Who: I’ve had the pleasure of interviewing both of this week’s guests in previous lives, and let me tell you—they both get more brilliant with every passing day.

  • Casey Newton writes Platformer, an incredibly thoughtful newsletter about Big Tech and democracy.

  • Sarah Frier covers Big Tech for Bloomberg and recently wrote No Filter: The Inside Story of Instagram.

Where: Wherever you get podcasts like on Apple, Spotify, or literally anywhere else

I’m not going to lie to you—this episode is a big one. It’s at times heavy, and it’s certainly been humbling to craft. But I loved doing it almost as much as I loved talking to people about it once it was done. 

I spent a considerable amount of time this weekend, probably too much time, forcing people around me to talk about the ways Facebook (and by association all social media) has changed humankind’s trajectory.
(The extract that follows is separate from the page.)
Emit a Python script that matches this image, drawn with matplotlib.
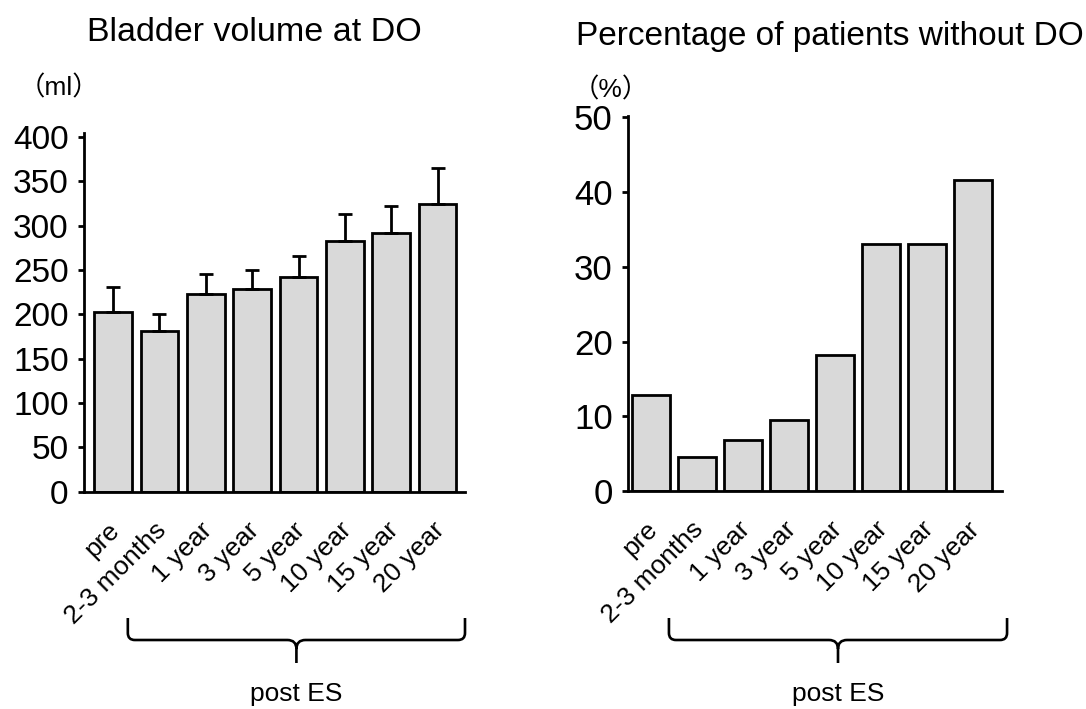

Between that and my extremely out-of-pocket decision to pick up 75 free oysters from a lovely couple in East Williamsburg who advertised their surplus on Craigslist...it was a busy weekend.

Some of the conversations I had over said oysters Saturday night:

  • How do you think Facebook has changed your perception of human connection?

  • What do you think the world would look like without Facebook? Is it possible to imagine such a world, or is that akin to imagining our world without the internet writ large?

  • How can we hold these deified tech CEOs to account? What should we do to ensure that their power is kept in check?

Happy conversing.

And finally, a couple of important programming notes:

I was on a cool podcast as a guest. It’s called Pol and Pals and you can check out my episode here.

This is the last regular Monday newsletter for a bit. With the end of Season 1, I’ll be taking some time off to rest and relax and get even better at podcasting and writing and sh*tposting. I’ll still have plenty of cool stuff coming your way, but it might be a bit more sporadic.

Season 2 will start in a few weeks. This is going to be just like senior year, except for funner. But it’s not coming for a bit—take the time in between seasons to share these first 10 episodes with someone you’d like to have a deeper conversation with. Never know what could happen.

See you Friday for the final edition of the Thinking Is Cool blog for Season 1. Have the best week ever.